13: You know, you think you know somebody, then the turn out to be completely different from the person you thought they were for so long... this isn't actually a bad one though, before ya'll get worried. I always thought you were just the little addition to my life that I would always have fun with. I guess you're growing up now. You joined me in schooling for one last year, and I got to know you again. At the risk of sounding like our parents, you're actually turning into quite a lady (as much as I cringe to admit it). I always knew you as one of the "guys" actually, in fact your ahead of me by miles when it comes to alot of things considered "guyish." I hope we can still have fun, and I hope you have the guts someday to ask that special guy out on a date. Don't be so afraid of guys, they're not ALL horny disgusting pervo-assholes.

14: You've made alotta bad choices buddy.
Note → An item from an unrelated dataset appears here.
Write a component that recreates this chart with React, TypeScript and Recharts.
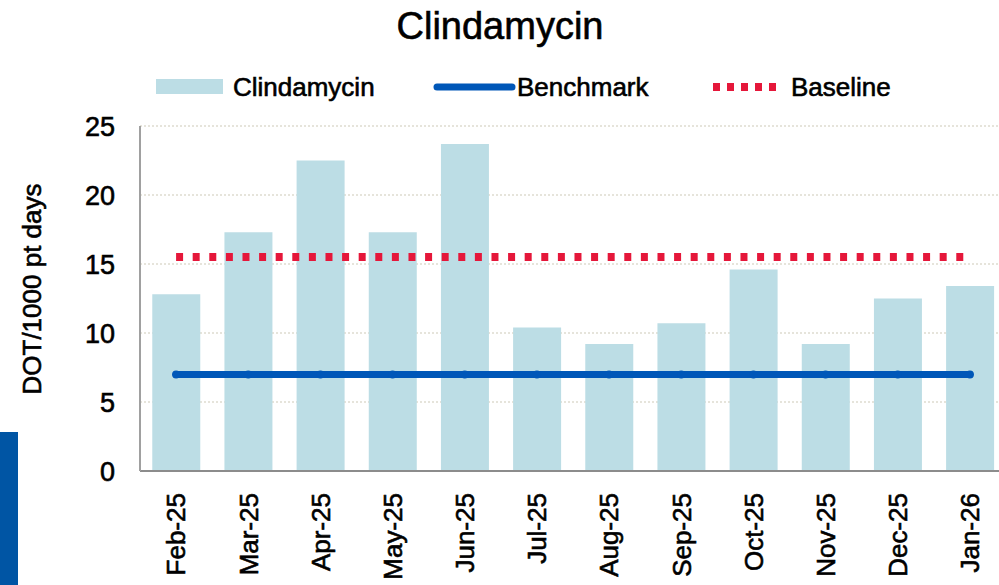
import React from 'react';
import { ComposedChart, Bar, Line, XAxis, YAxis, CartesianGrid } from 'recharts';

const months = ['Feb-25', 'Mar-25', 'Apr-25', 'May-25', 'Jun-25', 'Jul-25', 'Aug-25', 'Sep-25', 'Oct-25', 'Nov-25', 'Dec-25', 'Jan-26'];
const clindamycin = [12.8, 17.3, 22.5, 17.3, 23.7, 10.4, 9.2, 10.7, 14.6, 9.2, 12.5, 13.4];
const benchmark = [7.0, 7.0, 7.0, 7.0, 7.0, 7.0, 7.0, 7.0, 7.0, 7.0, 7.0, 7.0];
const baseline = [15.5, 15.5, 15.5, 15.5, 15.5, 15.5, 15.5, 15.5, 15.5, 15.5, 15.5, 15.5];
const yTicks = [0, 5, 10, 15, 20, 25];

const data = months.map((m, i) => ({
  month: m,
  clindamycin: clindamycin[i],
  benchmark: benchmark[i],
  baseline: baseline[i],
}));

const FONT = '"Liberation Sans", Arial, sans-serif';
const BAR = '#bcdde5';
const BLUE = '#0057b8';
const RED = '#e5173a';
const TEXT = '#000000';
const TSTROKE = 0.6;

const XTick = (props: any) => {
  const { x, y, payload } = props;
  const ty = y + 22;
  return (
    <text
      x={x}
      y={ty}
      dy="0.36em"
      transform={`rotate(-90, ${x}, ${ty})`}
      textAnchor="end"
      fontSize={26}
      fontFamily={FONT}
      fill={TEXT}
      stroke={TEXT}
      strokeWidth={TSTROKE}
    >
      {payload.value}
    </text>
  );
};

const YLabel = () => (
  <text
    x={32}
    y={289}
    dy="0.36em"
    transform="rotate(-90, 32, 289)"
    textAnchor="middle"
    fontSize={26}
    fontFamily={FONT}
    fill={TEXT}
    stroke={TEXT}
    strokeWidth={TSTROKE}
  >
    DOT/1000 pt days
  </text>
);

const legendText: React.CSSProperties = {
  position: 'absolute',
  top: 87,
  transform: 'translateY(-50%)',
  fontSize: 26,
  fontFamily: FONT,
  color: TEXT,
  lineHeight: 1,
  whiteSpace: 'nowrap',
  WebkitTextStroke: `${TSTROKE}px ${TEXT}`,
};

export default function App() {
  return (
    <div
      style={{
        position: 'fixed',
        left: 0,
        top: 0,
        width: 999,
        height: 585,
        overflow: 'hidden',
        background: '#ffffff',
      }}
    >
      <div style={{ position: 'absolute', left: 0, top: 432, width: 18, height: 153, background: '#0055a4' }} />
      <ComposedChart
        width={1015}
        height={585}
        data={data}
        margin={{ top: 126, right: 9, bottom: 0, left: 0 }}
        barCategoryGap="17%"
      >
        <CartesianGrid vertical={false} stroke="#dedbd0" strokeDasharray="2 2" strokeWidth={1.5} />
        <XAxis
          dataKey="month"
          height={114}
          tick={<XTick />}
          tickLine={false}
          tickSize={0}
          tickMargin={0}
          interval={0}
          axisLine={{ stroke: '#8c8c8c', strokeWidth: 2 }}
        />
        <YAxis
          width={140}
          domain={[0, 25]}
          ticks={yTicks}
          tickLine={false}
          tickSize={0}
          tickMargin={25}
          axisLine={{ stroke: '#a0a0a0', strokeWidth: 2 }}
          tick={{ fontSize: 27, fill: TEXT, fontFamily: FONT, stroke: TEXT, strokeWidth: TSTROKE }}
          label={<YLabel />}
        />
        <Bar dataKey="clindamycin" fill={BAR} isAnimationActive={false} />
        <Line
          dataKey="benchmark"
          stroke={BLUE}
          strokeWidth={7}
          strokeLinecap="round"
          dot={{ r: 4, fill: BLUE, stroke: BLUE, strokeWidth: 0 }}
          isAnimationActive={false}
        />
        <Line
          dataKey="baseline"
          stroke={RED}
          strokeWidth={8}
          strokeDasharray="7 9.6"
          dot={false}
          isAnimationActive={false}
        />
      </ComposedChart>
      <div
        style={{
          position: 'absolute',
          left: 0,
          top: 26,
          width: 1000,
          transform: 'translateY(-50%)',
          textAlign: 'center',
          fontSize: 38,
          fontFamily: FONT,
          color: TEXT,
          lineHeight: 1,
          WebkitTextStroke: `${TSTROKE}px ${TEXT}`,
        }}
      >
        Clindamycin
      </div>
      <div style={{ position: 'absolute', left: 156, top: 79, width: 67, height: 15, background: BAR }} />
      <div style={{ ...legendText, left: 233 }}>Clindamycin</div>
      <svg style={{ position: 'absolute', left: 430, top: 80 }} width={90} height={14}>
        <line x1={7} y1={7} x2={82} y2={7} stroke={BLUE} strokeWidth={7} strokeLinecap="round" />
      </svg>
      <div style={{ ...legendText, left: 517 }}>Benchmark</div>
      <svg style={{ position: 'absolute', left: 713, top: 80 }} width={70} height={14}>
        <line x1={0} y1={7} x2={66} y2={7} stroke={RED} strokeWidth={8} strokeDasharray="7 7" />
      </svg>
      <div style={{ ...legendText, left: 791 }}>Baseline</div>
    </div>
  );
}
I dunno why you did half the things you've done, taken the path you're taking, but I hope it's actually doing something for you although you tell me it isn't. You know why? Cause you're in a rut (you should've listened in Ethics, you might've learnt something). You've become so used to all the bad things that you yourself know you're against, that you just keep them going. I'll always be there for you, if you need someone to hang out with that isn't overly-sexual or a horrible druggie, but please, do whatever it takes to get out of your ruts! You're a good friend, I don't wanna lose you to an STD, drug-overdose, or alcoholism!

15: K, I know you're always looking out for your team, your troupe, your "family", but you really hafta pay more attention to what's going on inside of it before you make decisions. I've heard stories about you, and although I don't know you that well personally, I've had my own few confrontations between I few things. I know I'm not perfect, but if you want to encourage me on, and maybe work on making your show all you want it to be, you could actually come and watch a few things rather than go out buying clothes, and caring about the less-important things. A show is about the performers and their talents, not what they're wearing!
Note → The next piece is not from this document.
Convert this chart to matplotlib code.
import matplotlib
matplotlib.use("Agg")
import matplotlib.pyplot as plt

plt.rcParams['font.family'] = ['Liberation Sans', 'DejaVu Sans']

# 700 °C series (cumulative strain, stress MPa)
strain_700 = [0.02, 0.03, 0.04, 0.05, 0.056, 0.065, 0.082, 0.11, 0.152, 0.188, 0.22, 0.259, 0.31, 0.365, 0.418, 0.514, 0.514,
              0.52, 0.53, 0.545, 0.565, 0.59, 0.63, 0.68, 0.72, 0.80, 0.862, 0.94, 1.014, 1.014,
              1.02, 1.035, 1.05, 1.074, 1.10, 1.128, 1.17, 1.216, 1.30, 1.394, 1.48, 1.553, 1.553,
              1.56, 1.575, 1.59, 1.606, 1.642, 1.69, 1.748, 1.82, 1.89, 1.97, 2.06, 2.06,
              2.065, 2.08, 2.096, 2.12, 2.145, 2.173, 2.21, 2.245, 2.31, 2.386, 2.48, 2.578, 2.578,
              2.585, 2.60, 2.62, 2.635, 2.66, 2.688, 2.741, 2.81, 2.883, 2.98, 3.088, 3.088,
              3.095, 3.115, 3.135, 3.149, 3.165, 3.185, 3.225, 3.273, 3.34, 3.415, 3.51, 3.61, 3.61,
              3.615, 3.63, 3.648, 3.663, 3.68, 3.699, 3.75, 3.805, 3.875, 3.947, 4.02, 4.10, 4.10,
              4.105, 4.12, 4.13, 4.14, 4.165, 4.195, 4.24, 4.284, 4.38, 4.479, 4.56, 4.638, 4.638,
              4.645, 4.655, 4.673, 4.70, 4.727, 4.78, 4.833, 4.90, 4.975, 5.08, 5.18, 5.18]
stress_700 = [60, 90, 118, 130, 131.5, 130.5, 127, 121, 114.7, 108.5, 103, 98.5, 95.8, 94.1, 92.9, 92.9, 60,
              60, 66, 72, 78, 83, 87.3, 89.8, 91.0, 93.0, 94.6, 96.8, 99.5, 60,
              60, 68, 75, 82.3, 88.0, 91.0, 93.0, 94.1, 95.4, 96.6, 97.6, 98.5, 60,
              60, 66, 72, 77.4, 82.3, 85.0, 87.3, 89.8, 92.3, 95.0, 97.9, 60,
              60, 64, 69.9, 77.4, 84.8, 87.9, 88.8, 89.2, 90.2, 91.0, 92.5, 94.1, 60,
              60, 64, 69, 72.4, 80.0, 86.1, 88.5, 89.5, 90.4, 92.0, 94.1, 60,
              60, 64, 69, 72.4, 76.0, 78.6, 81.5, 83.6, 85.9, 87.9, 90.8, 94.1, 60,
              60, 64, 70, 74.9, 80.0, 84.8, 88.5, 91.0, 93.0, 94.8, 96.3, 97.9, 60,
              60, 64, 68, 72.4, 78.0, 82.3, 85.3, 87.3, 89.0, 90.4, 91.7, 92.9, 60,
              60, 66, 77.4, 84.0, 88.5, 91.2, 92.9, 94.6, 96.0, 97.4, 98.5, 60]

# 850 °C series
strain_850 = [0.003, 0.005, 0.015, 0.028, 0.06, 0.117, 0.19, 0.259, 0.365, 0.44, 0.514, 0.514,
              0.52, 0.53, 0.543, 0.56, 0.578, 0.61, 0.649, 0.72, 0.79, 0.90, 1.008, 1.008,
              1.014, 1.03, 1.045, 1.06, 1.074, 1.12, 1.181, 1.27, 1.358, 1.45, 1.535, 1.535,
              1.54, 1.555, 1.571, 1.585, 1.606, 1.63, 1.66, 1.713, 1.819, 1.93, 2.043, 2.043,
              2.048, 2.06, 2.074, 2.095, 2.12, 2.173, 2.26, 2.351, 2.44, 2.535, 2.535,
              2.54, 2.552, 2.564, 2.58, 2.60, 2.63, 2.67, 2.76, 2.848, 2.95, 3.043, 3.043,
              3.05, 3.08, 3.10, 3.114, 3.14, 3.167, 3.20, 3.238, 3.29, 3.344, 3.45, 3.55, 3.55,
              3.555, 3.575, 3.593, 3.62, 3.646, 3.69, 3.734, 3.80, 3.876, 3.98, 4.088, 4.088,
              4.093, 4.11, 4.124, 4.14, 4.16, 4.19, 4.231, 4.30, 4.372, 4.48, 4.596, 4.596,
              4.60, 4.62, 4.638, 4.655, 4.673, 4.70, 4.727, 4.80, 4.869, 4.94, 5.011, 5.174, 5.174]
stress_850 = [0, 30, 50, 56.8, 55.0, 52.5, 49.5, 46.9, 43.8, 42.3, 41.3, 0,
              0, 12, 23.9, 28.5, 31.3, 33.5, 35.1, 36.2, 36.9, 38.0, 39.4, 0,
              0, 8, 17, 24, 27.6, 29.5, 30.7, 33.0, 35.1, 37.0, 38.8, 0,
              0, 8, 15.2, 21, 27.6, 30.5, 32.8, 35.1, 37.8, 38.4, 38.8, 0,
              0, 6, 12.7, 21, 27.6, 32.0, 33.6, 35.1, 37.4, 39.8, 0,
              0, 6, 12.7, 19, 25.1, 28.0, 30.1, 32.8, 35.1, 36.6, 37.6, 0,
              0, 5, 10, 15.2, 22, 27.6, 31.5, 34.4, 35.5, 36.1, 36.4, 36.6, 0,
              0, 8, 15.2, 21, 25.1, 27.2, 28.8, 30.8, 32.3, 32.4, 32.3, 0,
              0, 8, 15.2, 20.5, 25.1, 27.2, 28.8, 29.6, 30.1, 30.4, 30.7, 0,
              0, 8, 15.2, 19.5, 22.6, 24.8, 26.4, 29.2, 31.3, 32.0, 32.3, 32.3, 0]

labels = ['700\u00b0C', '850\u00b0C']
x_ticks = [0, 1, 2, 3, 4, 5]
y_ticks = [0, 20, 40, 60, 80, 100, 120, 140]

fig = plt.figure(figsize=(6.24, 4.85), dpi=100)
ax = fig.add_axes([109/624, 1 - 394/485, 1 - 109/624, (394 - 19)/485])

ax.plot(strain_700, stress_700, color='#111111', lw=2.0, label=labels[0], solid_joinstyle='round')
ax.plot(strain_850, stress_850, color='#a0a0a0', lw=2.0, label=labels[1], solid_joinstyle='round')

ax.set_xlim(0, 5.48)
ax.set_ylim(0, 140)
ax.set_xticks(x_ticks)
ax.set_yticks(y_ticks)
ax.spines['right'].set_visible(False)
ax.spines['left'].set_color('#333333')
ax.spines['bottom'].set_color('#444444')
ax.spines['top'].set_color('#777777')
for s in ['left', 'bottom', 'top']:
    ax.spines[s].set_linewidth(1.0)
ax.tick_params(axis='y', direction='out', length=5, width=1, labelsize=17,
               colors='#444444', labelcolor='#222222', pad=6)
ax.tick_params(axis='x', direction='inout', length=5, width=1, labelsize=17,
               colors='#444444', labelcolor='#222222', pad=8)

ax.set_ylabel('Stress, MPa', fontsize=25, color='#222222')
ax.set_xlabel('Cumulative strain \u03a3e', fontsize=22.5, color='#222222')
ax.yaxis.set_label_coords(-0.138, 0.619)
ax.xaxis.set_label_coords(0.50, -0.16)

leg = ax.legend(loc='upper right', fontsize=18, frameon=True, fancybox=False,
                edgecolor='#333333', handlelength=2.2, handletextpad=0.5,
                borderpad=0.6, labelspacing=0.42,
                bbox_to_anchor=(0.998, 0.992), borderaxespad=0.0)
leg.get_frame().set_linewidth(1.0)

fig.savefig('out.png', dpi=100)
16: Why don't you use LJ anymore? I barely talk to you! We used to be eachother's shoulders, even though we never once met face to face! I guess college makes it hard for you to talk, especially when it's across nationalistic borders, but :( ... I miss you! Make sure you update your LJ sometime, or something K?!?!?!
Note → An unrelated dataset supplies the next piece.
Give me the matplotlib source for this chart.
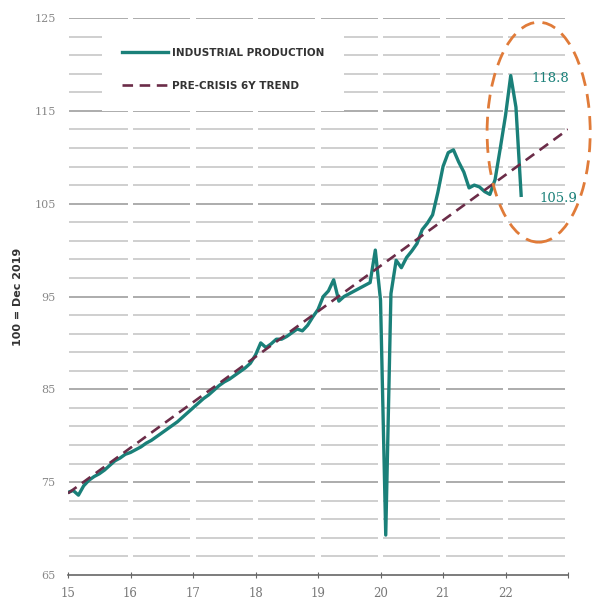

17: *Meow meow meeeow meow mmmeeooow meow meow meow meow-meow. Meow meow-meow-meow, meeeow, meow, (mmmeeooow meow), meow... meow meow-meow meow meow meow-meow meow meeow meeeeeeoooow meow meow meooow meow. Meeow meow meow-meow Tigger!*

(... Here, I'll translate that for you: You're one of the li'l furball I'll always miss when I leave here. Ever since you came to us as a kitten when I was 7, I've been having a time with you. Sure, you're lazy, incompetent, and needy (not to mention FAT), but... there's something about having a whiskery furball curl up in your bed at night sometimes that really makes a person feel good. Thanks so much Tigger!)

18: You first introduced me to what I can be Musically. You even gave me a solo part when I was only a li'l muffinhead in grade 10! Damn was I surprised. Then you went and you had to leave us... :( I never really connected with you on any personal level... ever for that matter, but thanks for being my first official Band and Choir Teacher.

19: Man... working out is for losers (so I should probably be doing that more often with you, eh?) Lol. If you weren't partying all the time, and we both didn't have jobs, I'd be hanging out with you right now probably. Anyway, have a good time when you move back to BC, and don't fret cause I'm sure things'll go good!

20: I guess you're the last person on my list apparantly. We're very different, you're all about the money whereas I couldn't save a Dollar if my life depended on it (which sometimes it actually does). Anyway, long story short: I hope you stop worrying, and let loose sometimes. It's important to be responsible, you're right, but it's also important to forget all your cares in the world and be happy!!! K?